Ballarat's network of public art displays, heritage interpretation panels and tourism photography assets contains a significant number of duplicate and low-quality images — and the organisations responsible for managing them are now being pressed to decide what replaces them, who pays, and how fast the work gets done.
The issue has been quietly building across multiple City of Ballarat-managed sites, from the interpretive signage along Sturt Street to the digital display boards inside the Ballarat Town Hall precinct on Lydiard Street. Council staff and cultural venue managers have identified that image duplication — the same photographs appearing across different panels, brochures and online portals without variation — undermines the credibility of Ballarat's heritage storytelling at a time when tourism competition from regional Victoria is intensifying.
Why This Moment Matters
The timing is not accidental. Sovereign Hill, which drew more than 400,000 visitors in the 2024–25 financial year according to figures cited in its annual report, is mid-way through a broader interpretive refresh supported by state tourism grants. The Ballarat Art Gallery on Lydiard Street North — one of Australia's oldest regional galleries, founded in 1884 — is simultaneously reviewing its digital collection interface. Both institutions are wrestling with the same underlying problem: image libraries built up over decades that were never systematically deduplicated or rights-cleared for modern digital use.
For the City of Ballarat, the stakes extend beyond aesthetics. The council's Creative City policy framework, adopted in 2023, sets explicit benchmarks for the quality and diversity of publicly funded cultural content. Failing to act on known duplication problems before the next policy review cycle — scheduled for late 2026 — risks both reputational and compliance consequences. Council officers have flagged the matter in recent committee briefings, though no formal public report has been tabled as of 4 July 2026.
At the practical level, replacing images across a distributed network of physical and digital assets is neither cheap nor quick. Commissioning a local photographer to produce a fresh suite of heritage images for even a mid-sized interpretive project typically costs between $8,000 and $15,000, based on rates advertised by Ballarat-based commercial photography studios. Rights-cleared archival image licensing from institutions such as the Public Record Office Victoria adds further cost and lead time. The question of whether the City of Ballarat absorbs those costs centrally or passes them to individual venue budgets is unresolved.

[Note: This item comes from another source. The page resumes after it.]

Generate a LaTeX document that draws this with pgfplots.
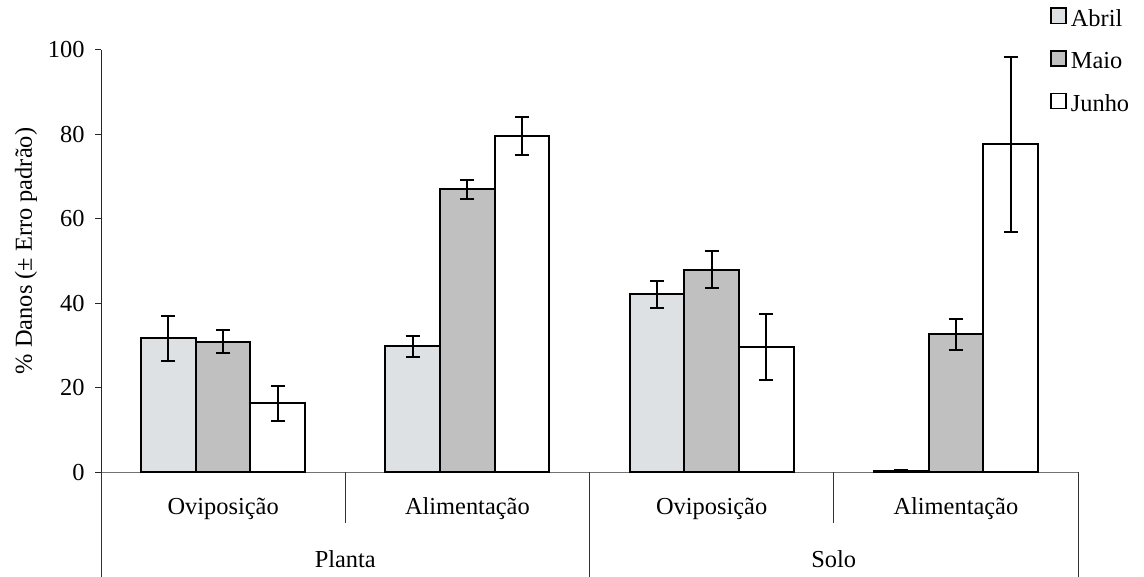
\documentclass[border=0pt]{standalone}
\usepackage{fontspec}
\setmainfont{Liberation Serif}
\usepackage{pgfplots}
\usepackage{pgfplotstable}
\pgfplotsset{compat=1.18}

\definecolor{abril}{RGB}{222,225,228}
\definecolor{maio}{RGB}{192,192,192}

% x: 0 Planta-Oviposicao, 1 Planta-Alimentacao, 2 Solo-Oviposicao, 3 Solo-Alimentacao
\pgfplotstableread{
x  y     err
0  31.75 5.25
1  29.9  2.45
2  42.2  3.2
3  0.3   0.2
}\abril

\pgfplotstableread{
x  y     err
0  31.0  2.75
1  67.0  2.25
2  48.0  4.4
3  32.7  3.65
}\maio

\pgfplotstableread{
x  y     err
0  16.4  4.1
1  79.7  4.45
2  29.8  7.8
3  77.7  20.7
}\junho

\newcommand{\chartfont}{\fontsize{12.2}{14.6}\selectfont}

\begin{document}
\chartfont
\begin{tikzpicture}
\path[use as bounding box] (0,0) rectangle (572pt,288.5pt);
\begin{axis}[
    at={(50.5pt,52.25pt)}, anchor=south west,
    scale only axis,
    width=488.5pt, height=211.25pt,
    xmin=-0.5, xmax=3.5,
    ymin=0, ymax=100,
    axis x line=bottom, axis y line=left,
    x axis line style={-, black!55, line width=0.6pt},
    y axis line style={-, black!85, line width=0.5pt},
    xtick=\empty,
    ytick={0,20,40,60,80,100},
    tick align=outside,
    major tick length=3pt,
    ytick style={black!85, line width=0.5pt},
    yticklabel style={font=\chartfont, xshift=-1pt},
    /pgf/number format/assume math mode=true,
    ybar=0pt,
    bar width=0.224,
    clip=false,
    every axis plot/.append style={draw=black, line width=1pt},
    error bars/y dir=both,
    error bars/y explicit,
    error bars/error bar style={line width=1pt, black},
    error bars/error mark options={rotate=90, mark size=3.5pt, line width=1pt, black},
    legend style={at={(0.971,1.106)}, anchor=north west, draw=none, fill=none,
        font=\chartfont, row sep=7.2pt, inner sep=0pt,
        /tikz/every even column/.append style={column sep=2.6pt}},
    legend cell align=left,
    legend image code/.code={\draw[#1, line width=0.8pt] (0pt,-1.7pt) rectangle (7.6pt,5.9pt);},
]
\addplot[fill=abril] table[x=x, y=y, y error=err] {\abril};
\addplot[fill=maio] table[x=x, y=y, y error=err] {\maio};
\addplot[fill=white] table[x=x, y=y, y error=err] {\junho};
\legend{Abril, Maio, Junho}

% category separators below the x axis
\draw[black!80, line width=0.5pt] (axis cs:-0.5,0) -- ([yshift=-52.5pt]axis cs:-0.5,0);
\draw[black!80, line width=0.5pt] (axis cs:1.5,0) -- ([yshift=-52.5pt]axis cs:1.5,0);
\draw[black!80, line width=0.5pt] (axis cs:3.5,0) -- ([yshift=-52.5pt]axis cs:3.5,0);
\draw[black!80, line width=0.5pt] (axis cs:0.5,0) -- ([yshift=-25.5pt]axis cs:0.5,0);
\draw[black!80, line width=0.5pt] (axis cs:2.5,0) -- ([yshift=-25.5pt]axis cs:2.5,0);

% category labels
\node[anchor=base] at ([yshift=-21.25pt]axis cs:0,0) {Oviposição};
\node[anchor=base] at ([yshift=-21.25pt]axis cs:1,0) {Alimentação};
\node[anchor=base] at ([yshift=-21.25pt]axis cs:2,0) {Oviposição};
\node[anchor=base] at ([yshift=-21.25pt]axis cs:3,0) {Alimentação};
\node[anchor=base] at ([yshift=-47.75pt]axis cs:0.5,0) {Planta};
\node[anchor=base] at ([yshift=-47.75pt]axis cs:2.5,0) {Solo};
\end{axis}
\node[rotate=90] at (13pt,163pt) {\% Danos (± Erro padrão)};
\end{tikzpicture}
\end{document}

The Decisions That Can't Wait
Three choices now sit in front of decision-makers. First, whether to commission a single consolidated image audit across all council-managed cultural sites — including the Museum of Australian Democracy at Eureka on Stawell Street, known as MADE — or allow each venue to conduct its own assessment independently. A consolidated audit would be more efficient but requires a lead agency and a budget line that does not currently exist.
Second, the question of local versus archival sourcing. Ballarat's photography community, centred partly around groups affiliated with Federation University Australia on University Drive, Mount Helen, has lobbied informally for a local-first procurement approach. That argument has merit on both economic and authenticity grounds, but it conflicts with the depth and historical range that archival collections can provide for a city whose most significant stories predate living memory.
Third, and most consequentially, is the digital infrastructure question. Replacing images in static signage is a one-off capital cost. Replacing them across council's content management systems and tourism partner platforms — including the Visit Ballarat portal — requires either a procurement process for new software or a negotiated update to the existing platform contract.
The City of Ballarat's next ordinary council meeting falls in late July 2026. Cultural planning officers are expected to present preliminary options at that session. Venue managers at Sovereign Hill and the Art Gallery of Ballarat have indicated they are watching the council process before committing their own budgets. The window for getting ahead of the problem — rather than reacting to it — is closing.